__Challenge__.
Return the material word for word. Do not include the pictures.

__Supplied information__.

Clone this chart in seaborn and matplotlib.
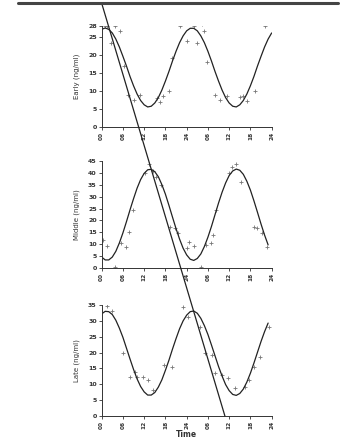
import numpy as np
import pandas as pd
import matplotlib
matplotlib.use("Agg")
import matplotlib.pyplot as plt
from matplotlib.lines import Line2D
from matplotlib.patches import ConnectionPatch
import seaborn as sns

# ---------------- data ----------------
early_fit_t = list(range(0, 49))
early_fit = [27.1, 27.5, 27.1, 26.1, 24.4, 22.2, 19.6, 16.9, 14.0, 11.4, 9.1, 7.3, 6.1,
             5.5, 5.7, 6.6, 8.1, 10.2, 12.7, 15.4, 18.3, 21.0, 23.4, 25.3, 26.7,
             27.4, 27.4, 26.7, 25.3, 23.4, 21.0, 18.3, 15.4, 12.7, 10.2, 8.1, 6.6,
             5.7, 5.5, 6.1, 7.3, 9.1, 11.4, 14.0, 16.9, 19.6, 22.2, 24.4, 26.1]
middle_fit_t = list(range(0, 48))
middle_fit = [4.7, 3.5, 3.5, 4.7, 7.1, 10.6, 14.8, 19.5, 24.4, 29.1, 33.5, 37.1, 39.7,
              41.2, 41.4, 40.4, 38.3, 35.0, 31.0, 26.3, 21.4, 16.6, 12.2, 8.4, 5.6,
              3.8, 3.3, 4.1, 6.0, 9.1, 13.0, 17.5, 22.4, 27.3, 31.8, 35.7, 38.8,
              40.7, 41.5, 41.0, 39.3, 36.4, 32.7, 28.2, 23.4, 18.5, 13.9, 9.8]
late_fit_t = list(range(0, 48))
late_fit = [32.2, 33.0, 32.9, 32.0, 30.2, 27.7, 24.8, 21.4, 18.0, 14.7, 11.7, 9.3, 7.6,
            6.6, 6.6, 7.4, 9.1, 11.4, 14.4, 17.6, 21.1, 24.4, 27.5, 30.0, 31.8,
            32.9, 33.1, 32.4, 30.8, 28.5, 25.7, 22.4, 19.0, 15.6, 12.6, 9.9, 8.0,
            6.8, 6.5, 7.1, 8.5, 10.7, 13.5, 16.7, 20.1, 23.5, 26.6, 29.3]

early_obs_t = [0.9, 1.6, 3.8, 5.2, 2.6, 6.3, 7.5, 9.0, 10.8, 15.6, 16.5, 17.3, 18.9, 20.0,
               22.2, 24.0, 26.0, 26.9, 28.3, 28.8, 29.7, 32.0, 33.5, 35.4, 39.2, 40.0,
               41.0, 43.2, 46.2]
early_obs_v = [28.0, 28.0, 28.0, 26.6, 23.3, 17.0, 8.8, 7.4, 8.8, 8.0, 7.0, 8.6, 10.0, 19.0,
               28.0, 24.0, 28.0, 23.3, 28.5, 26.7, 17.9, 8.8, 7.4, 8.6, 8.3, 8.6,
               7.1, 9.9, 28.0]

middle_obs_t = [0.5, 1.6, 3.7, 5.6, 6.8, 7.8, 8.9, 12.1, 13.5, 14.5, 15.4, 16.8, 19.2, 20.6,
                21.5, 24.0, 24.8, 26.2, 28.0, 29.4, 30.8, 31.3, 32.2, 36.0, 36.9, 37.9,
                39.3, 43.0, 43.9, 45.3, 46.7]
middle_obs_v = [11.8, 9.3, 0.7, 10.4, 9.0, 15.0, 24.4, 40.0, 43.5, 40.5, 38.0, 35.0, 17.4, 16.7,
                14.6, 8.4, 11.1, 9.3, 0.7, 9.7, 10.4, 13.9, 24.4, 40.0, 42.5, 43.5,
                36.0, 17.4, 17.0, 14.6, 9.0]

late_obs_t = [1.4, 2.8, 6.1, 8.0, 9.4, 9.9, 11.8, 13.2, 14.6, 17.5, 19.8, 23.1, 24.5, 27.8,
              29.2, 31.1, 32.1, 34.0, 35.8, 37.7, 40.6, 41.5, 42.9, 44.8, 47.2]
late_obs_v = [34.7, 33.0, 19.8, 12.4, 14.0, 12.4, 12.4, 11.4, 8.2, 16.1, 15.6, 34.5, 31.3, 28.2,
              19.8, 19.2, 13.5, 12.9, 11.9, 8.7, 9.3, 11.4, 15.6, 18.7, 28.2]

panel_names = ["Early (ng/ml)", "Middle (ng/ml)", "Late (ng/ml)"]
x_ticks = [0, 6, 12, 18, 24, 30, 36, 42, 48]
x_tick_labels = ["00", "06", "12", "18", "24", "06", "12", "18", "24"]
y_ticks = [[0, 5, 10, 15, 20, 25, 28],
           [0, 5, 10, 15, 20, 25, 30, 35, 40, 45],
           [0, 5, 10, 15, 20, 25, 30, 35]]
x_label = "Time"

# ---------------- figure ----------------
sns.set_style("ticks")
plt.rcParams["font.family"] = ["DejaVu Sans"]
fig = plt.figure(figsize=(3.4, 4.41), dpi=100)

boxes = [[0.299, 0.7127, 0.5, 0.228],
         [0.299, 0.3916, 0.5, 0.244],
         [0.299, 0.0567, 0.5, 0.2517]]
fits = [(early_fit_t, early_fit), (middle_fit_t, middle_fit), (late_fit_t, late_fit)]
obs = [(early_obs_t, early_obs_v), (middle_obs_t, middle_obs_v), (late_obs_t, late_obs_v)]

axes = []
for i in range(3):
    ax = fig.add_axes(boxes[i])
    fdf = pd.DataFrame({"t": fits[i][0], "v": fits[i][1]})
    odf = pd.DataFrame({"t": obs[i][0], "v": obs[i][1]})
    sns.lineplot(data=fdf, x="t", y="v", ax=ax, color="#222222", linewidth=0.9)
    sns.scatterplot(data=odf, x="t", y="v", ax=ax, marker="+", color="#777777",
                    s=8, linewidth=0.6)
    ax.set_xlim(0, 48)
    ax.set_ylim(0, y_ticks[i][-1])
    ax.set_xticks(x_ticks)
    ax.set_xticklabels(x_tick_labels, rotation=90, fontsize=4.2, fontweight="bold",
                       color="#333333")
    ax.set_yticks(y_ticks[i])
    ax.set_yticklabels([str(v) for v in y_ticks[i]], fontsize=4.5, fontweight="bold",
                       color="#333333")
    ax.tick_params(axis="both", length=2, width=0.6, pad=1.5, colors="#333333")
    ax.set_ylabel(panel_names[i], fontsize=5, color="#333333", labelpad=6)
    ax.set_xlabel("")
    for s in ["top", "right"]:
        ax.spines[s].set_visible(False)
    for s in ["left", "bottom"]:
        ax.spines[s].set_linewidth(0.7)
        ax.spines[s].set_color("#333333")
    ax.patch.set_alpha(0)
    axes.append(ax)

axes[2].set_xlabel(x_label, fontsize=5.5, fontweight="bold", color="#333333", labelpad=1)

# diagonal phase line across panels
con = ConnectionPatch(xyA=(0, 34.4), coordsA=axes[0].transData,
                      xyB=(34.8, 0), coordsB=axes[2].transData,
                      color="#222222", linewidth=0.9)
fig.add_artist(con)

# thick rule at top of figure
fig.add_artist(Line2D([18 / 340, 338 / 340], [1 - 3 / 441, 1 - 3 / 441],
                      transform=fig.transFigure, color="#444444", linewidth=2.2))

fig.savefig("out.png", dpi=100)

__Problem solution__.
Clone this chart in seaborn and matplotlib.
import numpy as np
import pandas as pd
import matplotlib
matplotlib.use("Agg")
import matplotlib.pyplot as plt
from matplotlib.lines import Line2D
from matplotlib.patches import ConnectionPatch
import seaborn as sns

# ---------------- data ----------------
early_fit_t = list(range(0, 49))
early_fit = [27.1, 27.5, 27.1, 26.1, 24.4, 22.2, 19.6, 16.9, 14.0, 11.4, 9.1, 7.3, 6.1,
             5.5, 5.7, 6.6, 8.1, 10.2, 12.7, 15.4, 18.3, 21.0, 23.4, 25.3, 26.7,
             27.4, 27.4, 26.7, 25.3, 23.4, 21.0, 18.3, 15.4, 12.7, 10.2, 8.1, 6.6,
             5.7, 5.5, 6.1, 7.3, 9.1, 11.4, 14.0, 16.9, 19.6, 22.2, 24.4, 26.1]
middle_fit_t = list(range(0, 48))
middle_fit = [4.7, 3.5, 3.5, 4.7, 7.1, 10.6, 14.8, 19.5, 24.4, 29.1, 33.5, 37.1, 39.7,
              41.2, 41.4, 40.4, 38.3, 35.0, 31.0, 26.3, 21.4, 16.6, 12.2, 8.4, 5.6,
              3.8, 3.3, 4.1, 6.0, 9.1, 13.0, 17.5, 22.4, 27.3, 31.8, 35.7, 38.8,
              40.7, 41.5, 41.0, 39.3, 36.4, 32.7, 28.2, 23.4, 18.5, 13.9, 9.8]
late_fit_t = list(range(0, 48))
late_fit = [32.2, 33.0, 32.9, 32.0, 30.2, 27.7, 24.8, 21.4, 18.0, 14.7, 11.7, 9.3, 7.6,
            6.6, 6.6, 7.4, 9.1, 11.4, 14.4, 17.6, 21.1, 24.4, 27.5, 30.0, 31.8,
            32.9, 33.1, 32.4, 30.8, 28.5, 25.7, 22.4, 19.0, 15.6, 12.6, 9.9, 8.0,
            6.8, 6.5, 7.1, 8.5, 10.7, 13.5, 16.7, 20.1, 23.5, 26.6, 29.3]

early_obs_t = [0.9, 1.6, 3.8, 5.2, 2.6, 6.3, 7.5, 9.0, 10.8, 15.6, 16.5, 17.3, 18.9, 20.0,
               22.2, 24.0, 26.0, 26.9, 28.3, 28.8, 29.7, 32.0, 33.5, 35.4, 39.2, 40.0,
               41.0, 43.2, 46.2]
early_obs_v = [28.0, 28.0, 28.0, 26.6, 23.3, 17.0, 8.8, 7.4, 8.8, 8.0, 7.0, 8.6, 10.0, 19.0,
               28.0, 24.0, 28.0, 23.3, 28.5, 26.7, 17.9, 8.8, 7.4, 8.6, 8.3, 8.6,
               7.1, 9.9, 28.0]

middle_obs_t = [0.5, 1.6, 3.7, 5.6, 6.8, 7.8, 8.9, 12.1, 13.5, 14.5, 15.4, 16.8, 19.2, 20.6,
                21.5, 24.0, 24.8, 26.2, 28.0, 29.4, 30.8, 31.3, 32.2, 36.0, 36.9, 37.9,
                39.3, 43.0, 43.9, 45.3, 46.7]
middle_obs_v = [11.8, 9.3, 0.7, 10.4, 9.0, 15.0, 24.4, 40.0, 43.5, 40.5, 38.0, 35.0, 17.4, 16.7,
                14.6, 8.4, 11.1, 9.3, 0.7, 9.7, 10.4, 13.9, 24.4, 40.0, 42.5, 43.5,
                36.0, 17.4, 17.0, 14.6, 9.0]

late_obs_t = [1.4, 2.8, 6.1, 8.0, 9.4, 9.9, 11.8, 13.2, 14.6, 17.5, 19.8, 23.1, 24.5, 27.8,
              29.2, 31.1, 32.1, 34.0, 35.8, 37.7, 40.6, 41.5, 42.9, 44.8, 47.2]
late_obs_v = [34.7, 33.0, 19.8, 12.4, 14.0, 12.4, 12.4, 11.4, 8.2, 16.1, 15.6, 34.5, 31.3, 28.2,
              19.8, 19.2, 13.5, 12.9, 11.9, 8.7, 9.3, 11.4, 15.6, 18.7, 28.2]

panel_names = ["Early (ng/ml)", "Middle (ng/ml)", "Late (ng/ml)"]
x_ticks = [0, 6, 12, 18, 24, 30, 36, 42, 48]
x_tick_labels = ["00", "06", "12", "18", "24", "06", "12", "18", "24"]
y_ticks = [[0, 5, 10, 15, 20, 25, 28],
           [0, 5, 10, 15, 20, 25, 30, 35, 40, 45],
           [0, 5, 10, 15, 20, 25, 30, 35]]
x_label = "Time"

# ---------------- figure ----------------
sns.set_style("ticks")
plt.rcParams["font.family"] = ["DejaVu Sans"]
fig = plt.figure(figsize=(3.4, 4.41), dpi=100)

boxes = [[0.299, 0.7127, 0.5, 0.228],
         [0.299, 0.3916, 0.5, 0.244],
         [0.299, 0.0567, 0.5, 0.2517]]
fits = [(early_fit_t, early_fit), (middle_fit_t, middle_fit), (late_fit_t, late_fit)]
obs = [(early_obs_t, early_obs_v), (middle_obs_t, middle_obs_v), (late_obs_t, late_obs_v)]

axes = []
for i in range(3):
    ax = fig.add_axes(boxes[i])
    fdf = pd.DataFrame({"t": fits[i][0], "v": fits[i][1]})
    odf = pd.DataFrame({"t": obs[i][0], "v": obs[i][1]})
    sns.lineplot(data=fdf, x="t", y="v", ax=ax, color="#222222", linewidth=0.9)
    sns.scatterplot(data=odf, x="t", y="v", ax=ax, marker="+", color="#777777",
                    s=8, linewidth=0.6)
    ax.set_xlim(0, 48)
    ax.set_ylim(0, y_ticks[i][-1])
    ax.set_xticks(x_ticks)
    ax.set_xticklabels(x_tick_labels, rotation=90, fontsize=4.2, fontweight="bold",
                       color="#333333")
    ax.set_yticks(y_ticks[i])
    ax.set_yticklabels([str(v) for v in y_ticks[i]], fontsize=4.5, fontweight="bold",
                       color="#333333")
    ax.tick_params(axis="both", length=2, width=0.6, pad=1.5, colors="#333333")
    ax.set_ylabel(panel_names[i], fontsize=5, color="#333333", labelpad=6)
    ax.set_xlabel("")
    for s in ["top", "right"]:
        ax.spines[s].set_visible(False)
    for s in ["left", "bottom"]:
        ax.spines[s].set_linewidth(0.7)
        ax.spines[s].set_color("#333333")
    ax.patch.set_alpha(0)
    axes.append(ax)

axes[2].set_xlabel(x_label, fontsize=5.5, fontweight="bold", color="#333333", labelpad=1)

# diagonal phase line across panels
con = ConnectionPatch(xyA=(0, 34.4), coordsA=axes[0].transData,
                      xyB=(34.8, 0), coordsB=axes[2].transData,
                      color="#222222", linewidth=0.9)
fig.add_artist(con)

# thick rule at top of figure
fig.add_artist(Line2D([18 / 340, 338 / 340], [1 - 3 / 441, 1 - 3 / 441],
                      transform=fig.transFigure, color="#444444", linewidth=2.2))

fig.savefig("out.png", dpi=100)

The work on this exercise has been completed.